The Regional District of Kitimat Stikine’s imposition of a mandatory $200 annual charge to collect my garbage and recyclables upset me and others. Where did the regional board come off deciding what’s best for us.
Why did the board not give us a chance to formally voice our opinions? Did the board fear we’d scuttle their hasty plans? Plans that appear to favour the convenience and conditions demanded by the garbage company.
Bad enough the Area C director who spoke up for his constituents had his referendum motion denied by the board as too expensive; the chairman ruled any referendum about garbage collection in Lakelse Lake and Thornhill Areas C and E would need to be offered to electors in ALL areas from A to G even if they live near the Yukon border or half way to Bella Coola.
This ruling I don’t accept. If in B.C. all areas in a regional district must be allowed to vote on the concerns of single areas the law needs to be changed. The other areas will not be subject to our mandatory garbage pickup; I can’t see them caring whether or not we pay $200 annually, since they won’t be sharing our cost. If the regional district borrows $9 million to build the Forceman Ridge landfill, I doubt the other areas will be taxed to help re-pay our loan.
How many ballots would have to be printed? How much cost would that add to the November election? Yet Areas C and E can’t have a referendum on a sizeable perpetual additional tax. A vote would be too expensive!
Well, sorry, but sometimes democracy can be expensive. And as the L’Oreal ad says, we’re worth it.
I and others sought to sign a last minute petition demanding a referendum before the by-law was adopted. Alas, the regional district rushed to adopt the motion into law at their September 12 board meeting denying taxpayers an opportunity to seek a referendum at the time of the November elections.
Riled by this know-it-all treatment from the board, I read board meeting minutes, reports, letters from constituents explaining their opposition, and talked with other residents.
Then I thought, Whoa!!. Wait a minute!! Perhaps I’ve been looking at this from the wrong perspective.
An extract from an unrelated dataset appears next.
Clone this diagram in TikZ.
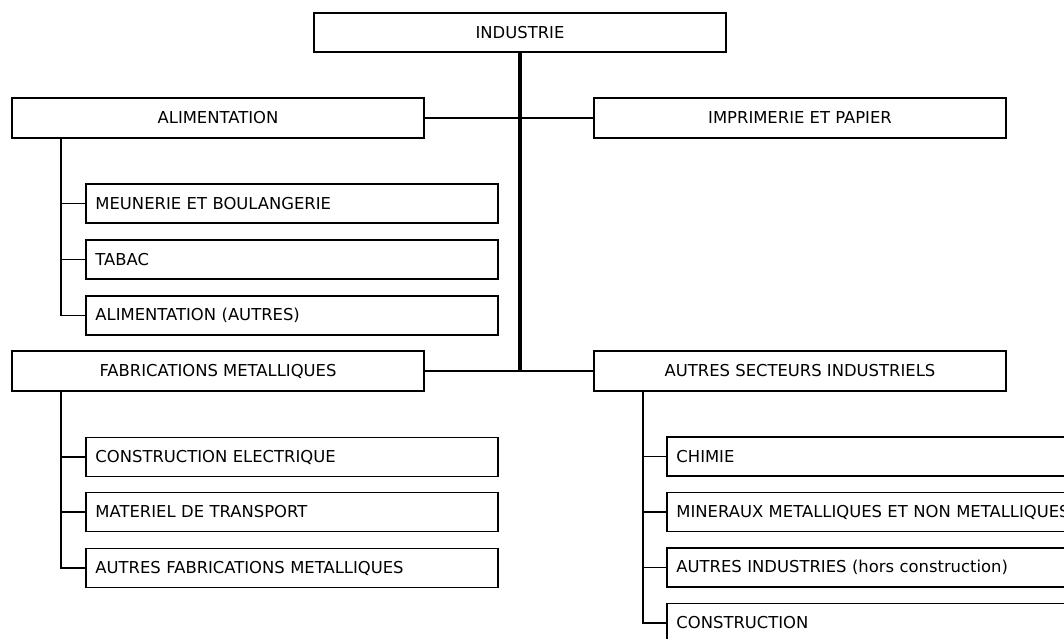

Suppose the regional district is truly looking out for us?
Consider: They lifted from our shoulders weeks of studying the fine print of periodic mail-outs, and attending informational meetings where little is learned.
Denying Area C and E taxpayers a referendum spares us the time-consuming task of marking one extra ballot at the November election, folding it, and handing it back to the returning officer.
With an 8 a.m. deadline to station our new garbage cans within six feet of the curb on pickup day – lids must secure to the can, though where to buy cans and what they’ll cost the regional district can’t answer yet – there’ll be no more lying abed like a sloth until 8:30.
Think of all the deep breathing we can do if we live at the end of a long driveway. And if it snows a foot overnight, we’ll have the extra incentive of getting up earlier to shovel out the front door first. More exercise, all without expensive electricity for a treadmill.
What if the snowplow leaves a berm past our driveway that we must scale to reach the curb? Look upon it as an adventure, a personal Arctic expedition, and all without driving to a gym, buying a membership, or donning a fashionable sweatsuit.
While enjoying all this free exercise, we seniors will reduce our risk of blood clots. Our appetites will improve. We’ll probably sleep better …with Advil for pain. And the 7 a.m. start will extend our day so we accomplish more, even allow us to add 30 minutes to our routine after-dinner nap.